TASK DIRECTIONS: Where a line of the listing below includes the word "code", reproduce that line.

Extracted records

»»

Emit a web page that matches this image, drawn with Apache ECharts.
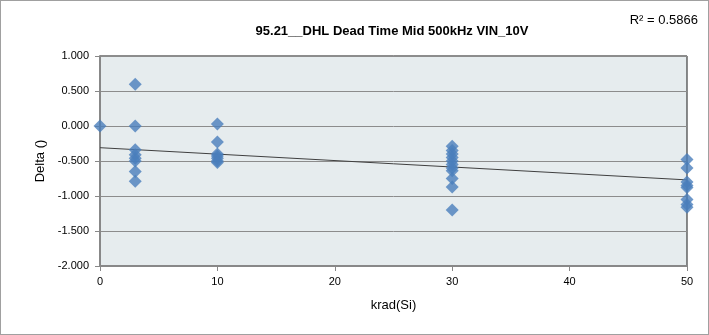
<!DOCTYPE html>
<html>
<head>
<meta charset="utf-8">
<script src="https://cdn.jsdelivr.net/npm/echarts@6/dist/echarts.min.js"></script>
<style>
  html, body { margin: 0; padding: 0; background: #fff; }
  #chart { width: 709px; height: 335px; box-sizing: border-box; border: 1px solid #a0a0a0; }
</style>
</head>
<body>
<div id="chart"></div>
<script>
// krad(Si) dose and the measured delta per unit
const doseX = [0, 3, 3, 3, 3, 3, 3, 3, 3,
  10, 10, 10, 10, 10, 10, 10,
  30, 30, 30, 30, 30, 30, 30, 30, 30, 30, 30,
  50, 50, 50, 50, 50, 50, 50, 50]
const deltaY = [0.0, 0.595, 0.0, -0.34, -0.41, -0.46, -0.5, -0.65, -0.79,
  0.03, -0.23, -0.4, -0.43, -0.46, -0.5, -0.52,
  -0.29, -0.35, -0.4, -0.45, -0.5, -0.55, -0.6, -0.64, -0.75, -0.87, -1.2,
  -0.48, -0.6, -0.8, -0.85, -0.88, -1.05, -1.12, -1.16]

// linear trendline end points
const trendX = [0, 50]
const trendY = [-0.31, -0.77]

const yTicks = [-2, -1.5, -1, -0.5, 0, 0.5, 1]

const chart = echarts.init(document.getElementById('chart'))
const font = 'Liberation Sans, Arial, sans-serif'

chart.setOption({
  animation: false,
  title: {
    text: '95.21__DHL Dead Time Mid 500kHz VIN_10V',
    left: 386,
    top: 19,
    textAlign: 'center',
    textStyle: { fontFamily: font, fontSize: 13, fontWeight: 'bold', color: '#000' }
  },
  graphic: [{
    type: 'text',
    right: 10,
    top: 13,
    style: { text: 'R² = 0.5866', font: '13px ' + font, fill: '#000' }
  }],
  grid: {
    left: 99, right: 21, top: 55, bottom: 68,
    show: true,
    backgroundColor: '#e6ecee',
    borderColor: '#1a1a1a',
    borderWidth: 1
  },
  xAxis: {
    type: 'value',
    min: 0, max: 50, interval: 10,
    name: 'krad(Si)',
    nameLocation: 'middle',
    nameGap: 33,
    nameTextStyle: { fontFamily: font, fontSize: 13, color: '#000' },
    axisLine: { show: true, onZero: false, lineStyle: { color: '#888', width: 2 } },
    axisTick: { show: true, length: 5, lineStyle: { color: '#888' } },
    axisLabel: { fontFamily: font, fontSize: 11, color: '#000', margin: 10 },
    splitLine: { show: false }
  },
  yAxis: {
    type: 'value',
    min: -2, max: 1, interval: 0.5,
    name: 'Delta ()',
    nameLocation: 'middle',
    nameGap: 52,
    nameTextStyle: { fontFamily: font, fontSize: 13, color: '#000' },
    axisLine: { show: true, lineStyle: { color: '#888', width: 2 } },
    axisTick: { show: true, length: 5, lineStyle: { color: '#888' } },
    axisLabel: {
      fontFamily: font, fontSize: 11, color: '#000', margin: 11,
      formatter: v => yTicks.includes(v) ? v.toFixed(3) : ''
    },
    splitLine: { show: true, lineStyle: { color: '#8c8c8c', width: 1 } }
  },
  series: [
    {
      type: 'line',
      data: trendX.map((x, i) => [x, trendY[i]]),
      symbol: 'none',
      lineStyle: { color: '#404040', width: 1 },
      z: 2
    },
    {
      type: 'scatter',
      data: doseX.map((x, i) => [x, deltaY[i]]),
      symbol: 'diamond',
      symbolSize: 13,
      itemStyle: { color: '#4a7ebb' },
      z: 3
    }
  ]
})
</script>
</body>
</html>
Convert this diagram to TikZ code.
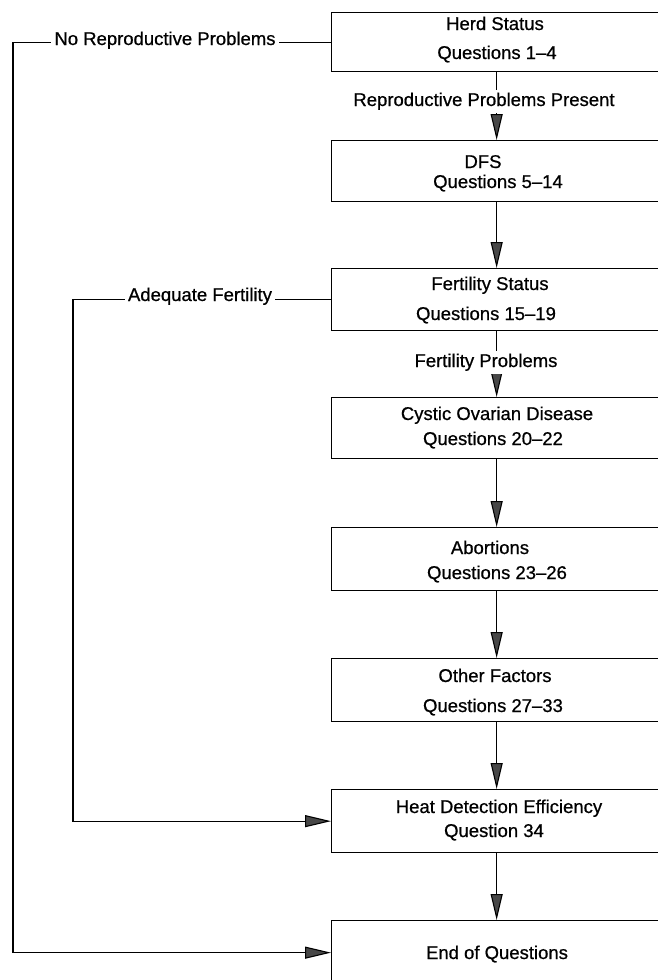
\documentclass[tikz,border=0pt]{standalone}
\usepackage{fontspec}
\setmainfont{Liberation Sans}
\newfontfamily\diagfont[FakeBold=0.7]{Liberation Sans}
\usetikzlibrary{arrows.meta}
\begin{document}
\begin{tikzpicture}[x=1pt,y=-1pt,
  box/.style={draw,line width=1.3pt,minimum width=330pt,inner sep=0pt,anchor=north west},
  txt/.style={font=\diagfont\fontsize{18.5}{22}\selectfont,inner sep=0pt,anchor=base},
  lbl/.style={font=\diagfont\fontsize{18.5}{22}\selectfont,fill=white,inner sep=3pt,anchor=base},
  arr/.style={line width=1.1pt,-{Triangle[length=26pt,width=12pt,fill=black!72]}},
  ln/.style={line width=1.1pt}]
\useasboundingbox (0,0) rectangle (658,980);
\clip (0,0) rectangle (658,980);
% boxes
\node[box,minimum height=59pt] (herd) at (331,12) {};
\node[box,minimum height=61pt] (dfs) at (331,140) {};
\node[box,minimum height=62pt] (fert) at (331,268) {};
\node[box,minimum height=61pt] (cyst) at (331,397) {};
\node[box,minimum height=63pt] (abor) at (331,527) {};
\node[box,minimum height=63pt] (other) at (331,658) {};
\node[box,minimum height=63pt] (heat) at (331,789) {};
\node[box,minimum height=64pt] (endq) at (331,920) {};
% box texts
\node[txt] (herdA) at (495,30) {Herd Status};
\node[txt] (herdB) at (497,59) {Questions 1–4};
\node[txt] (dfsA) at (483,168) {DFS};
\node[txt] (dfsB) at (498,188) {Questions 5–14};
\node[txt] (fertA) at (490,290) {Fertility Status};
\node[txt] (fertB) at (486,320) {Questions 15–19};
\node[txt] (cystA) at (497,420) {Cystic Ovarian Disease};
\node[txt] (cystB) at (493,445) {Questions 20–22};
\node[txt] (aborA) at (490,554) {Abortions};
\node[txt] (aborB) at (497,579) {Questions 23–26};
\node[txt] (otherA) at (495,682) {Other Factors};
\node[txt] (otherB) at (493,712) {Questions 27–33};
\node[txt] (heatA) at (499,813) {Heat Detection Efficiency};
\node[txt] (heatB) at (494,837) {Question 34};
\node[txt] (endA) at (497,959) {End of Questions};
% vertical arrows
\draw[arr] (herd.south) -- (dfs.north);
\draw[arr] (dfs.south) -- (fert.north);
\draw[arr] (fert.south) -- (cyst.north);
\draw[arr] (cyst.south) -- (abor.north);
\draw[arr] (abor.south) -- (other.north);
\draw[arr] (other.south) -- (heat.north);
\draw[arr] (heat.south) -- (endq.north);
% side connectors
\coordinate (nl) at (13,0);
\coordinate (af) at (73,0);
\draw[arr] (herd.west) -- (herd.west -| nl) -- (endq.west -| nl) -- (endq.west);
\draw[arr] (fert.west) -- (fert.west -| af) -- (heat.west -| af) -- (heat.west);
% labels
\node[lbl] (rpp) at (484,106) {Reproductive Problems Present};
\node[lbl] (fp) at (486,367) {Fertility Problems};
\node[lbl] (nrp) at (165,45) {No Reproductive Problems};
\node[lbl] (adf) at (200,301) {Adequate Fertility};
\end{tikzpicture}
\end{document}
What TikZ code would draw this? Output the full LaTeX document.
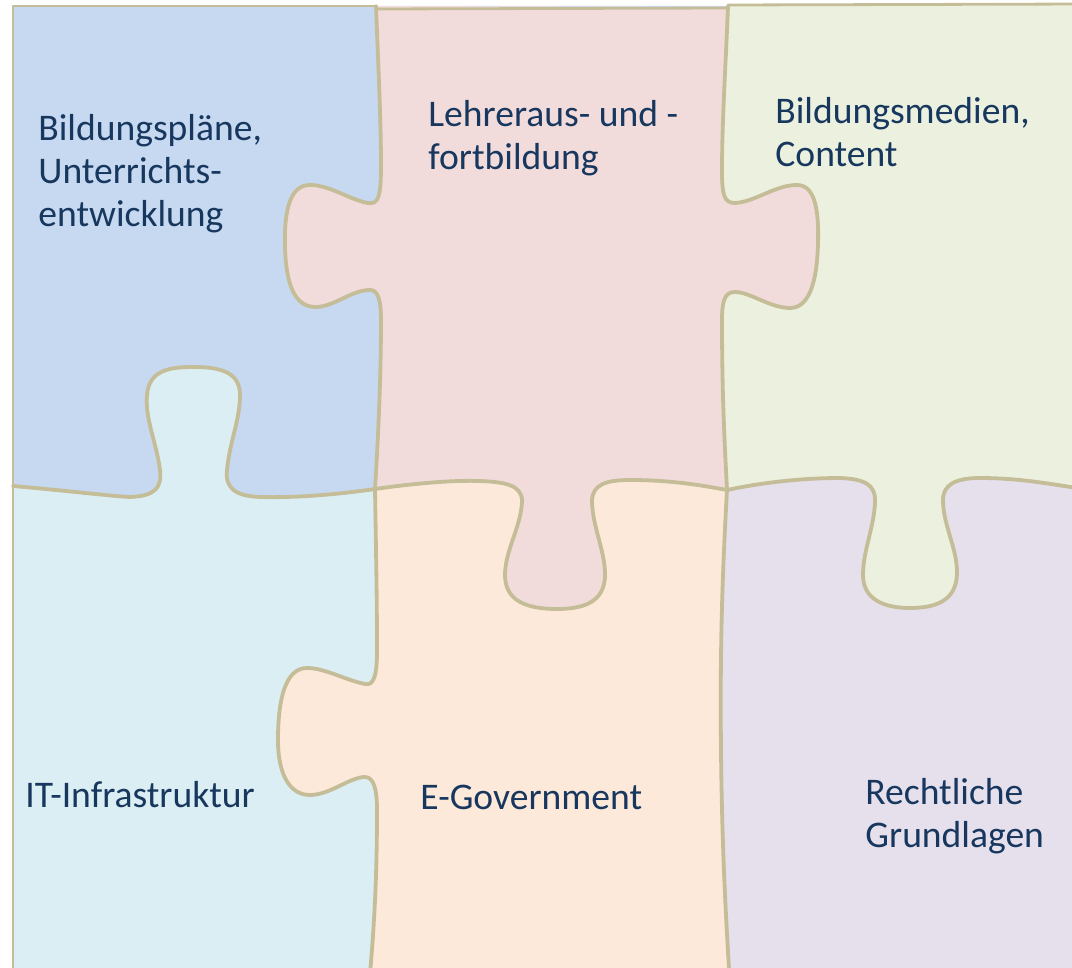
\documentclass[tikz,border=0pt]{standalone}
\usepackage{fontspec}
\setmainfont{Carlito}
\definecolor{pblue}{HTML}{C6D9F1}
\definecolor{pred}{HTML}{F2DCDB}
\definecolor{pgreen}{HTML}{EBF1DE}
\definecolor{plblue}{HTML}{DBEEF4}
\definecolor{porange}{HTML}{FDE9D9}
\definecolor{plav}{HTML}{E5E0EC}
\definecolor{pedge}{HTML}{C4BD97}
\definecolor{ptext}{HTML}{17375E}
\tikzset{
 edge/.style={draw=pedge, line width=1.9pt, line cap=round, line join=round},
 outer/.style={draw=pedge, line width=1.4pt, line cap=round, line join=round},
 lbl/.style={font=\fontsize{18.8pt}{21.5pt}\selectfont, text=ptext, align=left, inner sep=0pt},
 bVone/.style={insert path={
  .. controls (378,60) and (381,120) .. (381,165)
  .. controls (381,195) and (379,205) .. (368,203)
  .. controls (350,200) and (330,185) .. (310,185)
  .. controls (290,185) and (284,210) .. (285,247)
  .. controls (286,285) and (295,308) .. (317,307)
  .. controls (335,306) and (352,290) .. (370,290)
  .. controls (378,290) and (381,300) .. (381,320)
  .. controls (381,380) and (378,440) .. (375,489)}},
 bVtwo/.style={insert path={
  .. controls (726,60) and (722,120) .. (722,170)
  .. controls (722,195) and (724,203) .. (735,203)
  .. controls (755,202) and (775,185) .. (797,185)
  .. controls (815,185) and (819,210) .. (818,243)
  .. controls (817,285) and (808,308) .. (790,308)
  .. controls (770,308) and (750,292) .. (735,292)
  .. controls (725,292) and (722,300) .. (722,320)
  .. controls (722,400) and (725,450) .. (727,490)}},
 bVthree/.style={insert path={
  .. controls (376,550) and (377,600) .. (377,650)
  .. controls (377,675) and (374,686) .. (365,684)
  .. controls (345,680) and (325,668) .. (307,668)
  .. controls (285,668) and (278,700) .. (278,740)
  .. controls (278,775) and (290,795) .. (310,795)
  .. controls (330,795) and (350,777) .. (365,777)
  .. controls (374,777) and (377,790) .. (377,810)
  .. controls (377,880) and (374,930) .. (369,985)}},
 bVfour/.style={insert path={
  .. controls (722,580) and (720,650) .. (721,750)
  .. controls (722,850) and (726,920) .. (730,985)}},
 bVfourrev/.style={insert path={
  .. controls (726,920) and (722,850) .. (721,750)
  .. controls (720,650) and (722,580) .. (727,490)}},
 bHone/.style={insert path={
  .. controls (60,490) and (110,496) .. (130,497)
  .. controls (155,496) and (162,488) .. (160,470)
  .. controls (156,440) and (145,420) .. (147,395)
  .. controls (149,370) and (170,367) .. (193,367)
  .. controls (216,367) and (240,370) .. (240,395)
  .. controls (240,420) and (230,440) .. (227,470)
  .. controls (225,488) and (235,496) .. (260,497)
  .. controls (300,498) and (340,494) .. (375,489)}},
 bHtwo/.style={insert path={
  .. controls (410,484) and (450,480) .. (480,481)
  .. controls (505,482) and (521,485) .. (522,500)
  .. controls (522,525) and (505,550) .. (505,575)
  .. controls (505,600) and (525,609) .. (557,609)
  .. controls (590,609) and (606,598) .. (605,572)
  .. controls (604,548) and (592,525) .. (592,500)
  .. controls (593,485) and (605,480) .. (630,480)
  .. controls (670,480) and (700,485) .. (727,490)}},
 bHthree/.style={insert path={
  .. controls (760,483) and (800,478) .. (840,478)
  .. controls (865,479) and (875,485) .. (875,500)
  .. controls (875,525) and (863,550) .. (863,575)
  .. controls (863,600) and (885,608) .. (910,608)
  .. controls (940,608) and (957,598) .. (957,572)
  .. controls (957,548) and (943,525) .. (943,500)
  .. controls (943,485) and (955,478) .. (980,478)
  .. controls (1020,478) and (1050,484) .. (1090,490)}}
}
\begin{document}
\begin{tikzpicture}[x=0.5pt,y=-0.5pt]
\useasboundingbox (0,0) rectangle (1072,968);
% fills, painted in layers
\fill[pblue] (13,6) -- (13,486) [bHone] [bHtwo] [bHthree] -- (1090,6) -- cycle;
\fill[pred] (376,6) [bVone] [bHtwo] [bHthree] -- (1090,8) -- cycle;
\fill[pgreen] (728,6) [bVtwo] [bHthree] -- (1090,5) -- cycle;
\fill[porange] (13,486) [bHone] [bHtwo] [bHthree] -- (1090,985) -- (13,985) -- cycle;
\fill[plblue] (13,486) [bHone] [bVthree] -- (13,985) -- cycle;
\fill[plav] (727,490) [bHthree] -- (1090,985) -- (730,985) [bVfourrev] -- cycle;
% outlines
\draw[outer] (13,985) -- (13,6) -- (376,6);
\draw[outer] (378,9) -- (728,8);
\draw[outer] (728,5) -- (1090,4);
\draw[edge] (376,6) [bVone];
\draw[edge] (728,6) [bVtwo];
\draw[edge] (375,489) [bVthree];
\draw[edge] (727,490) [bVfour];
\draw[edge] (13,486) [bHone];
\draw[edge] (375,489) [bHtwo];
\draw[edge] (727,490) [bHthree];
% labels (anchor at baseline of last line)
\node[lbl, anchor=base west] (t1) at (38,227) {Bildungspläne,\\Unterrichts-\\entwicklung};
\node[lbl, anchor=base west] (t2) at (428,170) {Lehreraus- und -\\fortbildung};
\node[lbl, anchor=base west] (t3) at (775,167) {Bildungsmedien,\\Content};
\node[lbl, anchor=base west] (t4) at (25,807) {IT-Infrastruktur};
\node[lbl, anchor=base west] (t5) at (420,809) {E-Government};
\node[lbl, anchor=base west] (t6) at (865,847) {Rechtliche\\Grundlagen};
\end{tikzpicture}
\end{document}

««

WRITTEN REPLY:
Convert this diagram to TikZ code.
What TikZ code would draw this? Output the full LaTeX document.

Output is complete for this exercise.